# GOAL
Pictures are not part of the copy. Give again exactly the lines from the one with "Clone this chart in Apache ECharts." to the one with "const seriesNames = ['Gesamt', 'Tarifbeschäftigte', 'Beamte'];", inclusive.

# INPUT FOR THIS TASK
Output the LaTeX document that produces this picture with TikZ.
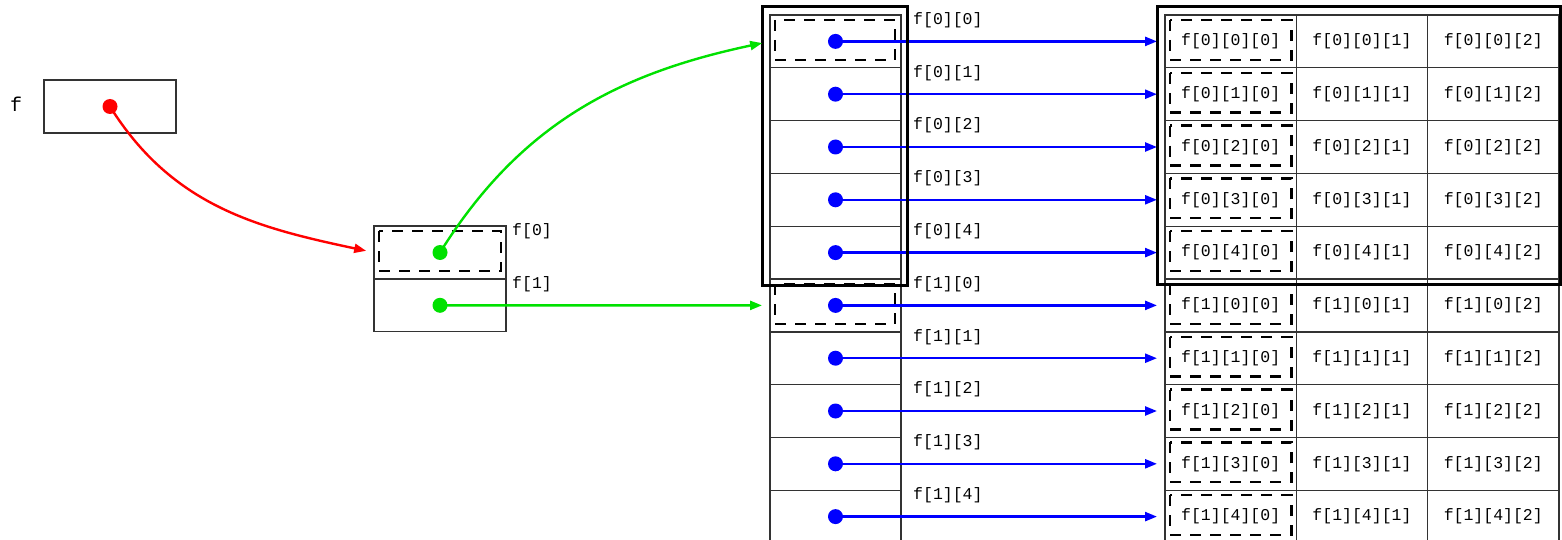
\documentclass[tikz,border=0pt]{standalone}
\usepackage{fontspec}
\newfontfamily\codefont{Liberation Mono}
\usepackage{xcolor}
\usepackage{tikz}
\usetikzlibrary{positioning,calc,arrows.meta}
\definecolor{ptrRed}{RGB}{255,0,0}
\definecolor{ptrGreen}{RGB}{0,225,0}
\definecolor{ptrBlue}{RGB}{0,0,255}
\tikzset{
  cellBox/.style={
    rectangle,
    draw=black!80,
    line width=1.4pt,
    minimum width=131pt,
    minimum height=52.8pt,
    inner sep=0pt,
    outer sep=0pt,
    font=\codefont\fontsize{16.5}{18}\selectfont
  },
  cellLabel/.style={
    anchor=west,
    inner sep=0pt,
    font=\codefont\fontsize{16.5}{18}\selectfont
  },
  ptrDot/.style={
    circle,
    fill=#1,
    minimum size=15pt,
    inner sep=0pt
  },
  ptrArrow/.style={
    -{Triangle[length=12pt,width=9pt]},
    line width=2.4pt,
    draw=#1
  },
  dashBox/.style={
    draw=black,
    line width=2.4pt,
    dash pattern=on 11pt off 9pt
  },
  frameLine/.style={
    draw=black,
    line width=3pt
  }
}

\begin{document}
\begin{tikzpicture}[x=1pt, y=1pt]
        \useasboundingbox (0,0) rectangle (1562,-540);
        \clip (0,0) rectangle (1562,-540);

        % the pointer f
        \node[cellLabel, font=\codefont\fontsize{20}{22}\selectfont] (fName) at (10,-104) {f};
        \node[cellBox, minimum width=132pt] (fBox) at (110,-106.5) {};
        \node[ptrDot=ptrRed] (fDot) at (fBox.center) {};

        % f[0] and f[1]
        \node[cellBox, minimum width=132pt] (m0) at (440,-252.5) {};
        \node[cellBox, minimum width=132pt, below=0pt of m0] (m1) {};
        \draw[dashBox] ($(m0.north west)+(5,-5)$) rectangle ($(m0.south east)+(-5,8)$);
        \node[cellLabel] (ml0) at ($(m0.north east)+(6,-5)$) {f[0]};
        \node[cellLabel] (ml1) at ($(m1.north east)+(6,-5)$) {f[1]};
        \node[ptrDot=ptrGreen] (g0) at (m0.center) {};
        \node[ptrDot=ptrGreen] (g1) at (m1.center) {};

        % f[i][j] and f[i][j][k]
        \foreach \i in {0,...,9}{
          \pgfmathtruncatemacro{\p}{\i/5}
          \pgfmathtruncatemacro{\c}{mod(\i,5)}
          \node[cellBox] (r\i) at (835.5,{-15-52.8*(\i+0.5)}) {};
          \node[cellLabel] (rl\i) at ($(r\i.north east)+(12,-5)$) {f[\p][\c]};
          \node[cellBox, minimum width=131.3pt, right=264pt of r\i] (a\i) {f[\p][\c][0]};
          \node[cellBox, minimum width=131.3pt, right=0pt of a\i] (b\i) {f[\p][\c][1]};
          \node[cellBox, minimum width=131.3pt, right=0pt of b\i] (c\i) {f[\p][\c][2]};
          \draw[dashBox] ($(a\i.north west)+(5,-5)$) rectangle ($(a\i.south east)+(-5,8)$);
          \node[ptrDot=ptrBlue] (d\i) at (r\i.center) {};
          \draw[ptrArrow=ptrBlue, shorten >=8pt] (d\i.center) -- (a\i.west);
        }
        \draw[dashBox] ($(r0.north west)+(5,-5)$) rectangle ($(r0.south east)+(-6,8)$);
        \draw[dashBox] ($(r5.north west)+(5,-5)$) rectangle ($(r5.south east)+(-6,8)$);

        % frames round f[0][*] and f[0][*][*]
        \draw[frameLine] ($(r0.north west)+(-8,8)$) rectangle ($(r4.south east)+(6,-6)$);
        \draw[frameLine] ($(a0.north west)+(-8,8)$) rectangle ($(c4.south east)+(2,-5)$);

        % pointers
        \draw[ptrArrow=ptrRed, shorten >=8pt] (fDot.center) to[out=-58,in=168] (m0.west);
        \draw[ptrArrow=ptrGreen, shorten >=8pt] (g0.center) to[out=58,in=192] (r0.west);
        \draw[ptrArrow=ptrGreen, shorten >=8pt] (g1.center) -- (r5.west);
    \end{tikzpicture}
\end{document}
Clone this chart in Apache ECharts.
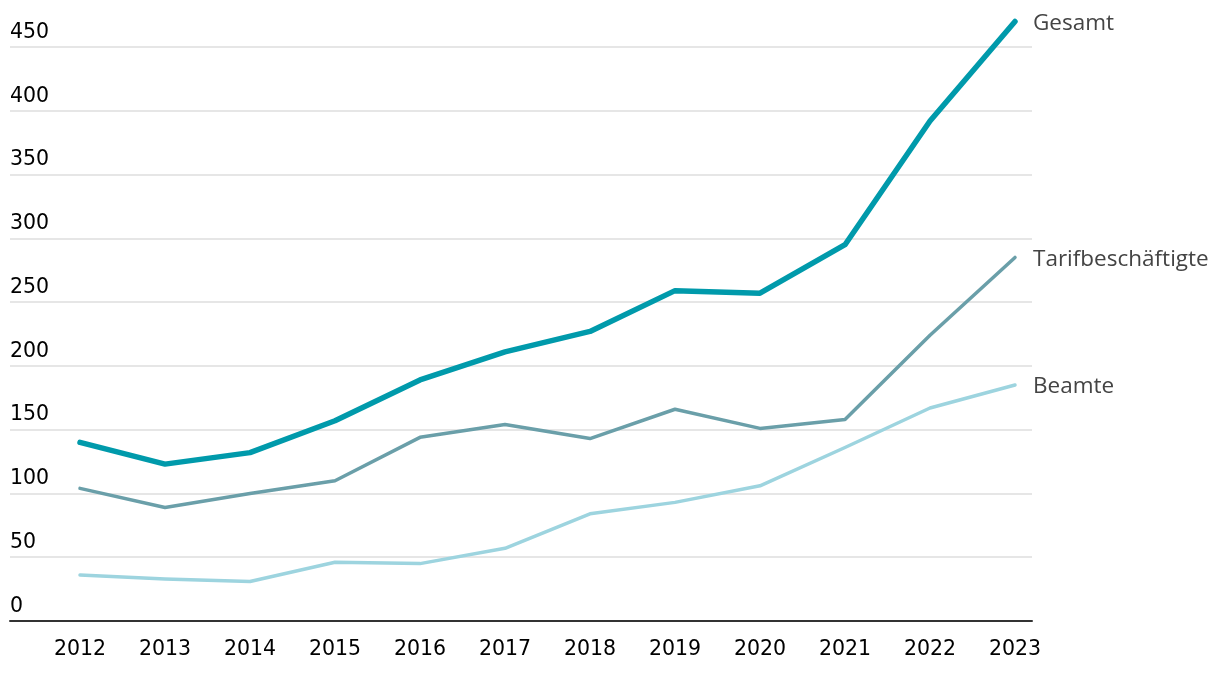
<!DOCTYPE html>
<html>
<head>
<meta charset="utf-8">
<script src="https://cdn.jsdelivr.net/npm/echarts@6/dist/echarts.min.js"></script>
<style>
html,body{margin:0;padding:0;background:#fff;}
#chart{width:1220px;height:676px;}
</style>
</head>
<body>
<div id="chart"></div>
<script>
const years = ['2012','2013','2014','2015','2016','2017','2018','2019','2020','2021','2022','2023'];
const gesamt = [140, 123, 132, 157, 189, 211, 227, 259, 257, 295, 392, 470];
const tarif = [104, 89, 100, 110, 144, 154, 143, 166, 151, 158, 224, 285];
const beamte = [36, 33, 31, 46, 45, 57, 84, 93, 106, 136, 167, 185];
const yTicks = [0, 50, 100, 150, 200, 250, 300, 350, 400, 450];
const seriesNames = ['Gesamt', 'Tarifbeschäftigte', 'Beamte'];

const toPts = arr => arr.map((v, i) => [i, v]);
const chart = echarts.init(document.getElementById('chart'));
const labelStyle = {fontFamily: 'Open Sans', fontSize: 22.5, color: '#444'};
function mk(name, data, color, width, z) {
  return {
    name: name, type: 'line', data: toPts(data), symbol: 'none', clip: false, z: z,
    lineStyle: {color: color, width: width, cap: 'round', join: 'round'},
    endLabel: Object.assign({show: true, formatter: name, distance: 18, offset: [0, 2]}, labelStyle),
    emphasis: {disabled: true}
  };
}
chart.setOption({
  animation: false,
  backgroundColor: '#fff',
  grid: {left: 10, right: 188, top: 47, bottom: 55, containLabel: false},
  xAxis: {
    type: 'value', min: -70/85, max: 11 + 17/85,
    axisLine: {show: true, lineStyle: {color: '#333', width: 2}},
    axisTick: {show: false},
    splitLine: {show: false},
    axisLabel: {
      customValues: years.map((y, i) => i),
      formatter: v => years[Math.round(v)],
      fontFamily: 'DejaVu Sans', fontSize: 20.5, color: '#000', margin: 18
    }
  },
  yAxis: {
    type: 'value', min: yTicks[0], max: yTicks[yTicks.length - 1], interval: 50,
    axisLine: {show: false}, axisTick: {show: false},
    splitLine: {show: true, lineStyle: {color: '#e6e6e6', width: 2}},
    axisLabel: {
      inside: true, margin: 0, verticalAlign: 'bottom', align: 'left',
      padding: [0, 0, 4, 0],
      fontFamily: 'DejaVu Sans', fontSize: 20.5, color: '#000'
    }
  },
  series: [
    mk(seriesNames[2], beamte, '#9dd4df', 3.5, 2),
    mk(seriesNames[1], tarif, '#6a9fa9', 3.5, 3),
    mk(seriesNames[0], gesamt, '#009aab', 5.5, 4)
  ]
});
</script>
</body>
</html>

# TASK SOLUTION
Clone this chart in Apache ECharts.
<!DOCTYPE html>
<html>
<head>
<meta charset="utf-8">
<script src="https://cdn.jsdelivr.net/npm/echarts@6/dist/echarts.min.js"></script>
<style>
html,body{margin:0;padding:0;background:#fff;}
#chart{width:1220px;height:676px;}
</style>
</head>
<body>
<div id="chart"></div>
<script>
const years = ['2012','2013','2014','2015','2016','2017','2018','2019','2020','2021','2022','2023'];
const gesamt = [140, 123, 132, 157, 189, 211, 227, 259, 257, 295, 392, 470];
const tarif = [104, 89, 100, 110, 144, 154, 143, 166, 151, 158, 224, 285];
const beamte = [36, 33, 31, 46, 45, 57, 84, 93, 106, 136, 167, 185];
const yTicks = [0, 50, 100, 150, 200, 250, 300, 350, 400, 450];
const seriesNames = ['Gesamt', 'Tarifbeschäftigte', 'Beamte'];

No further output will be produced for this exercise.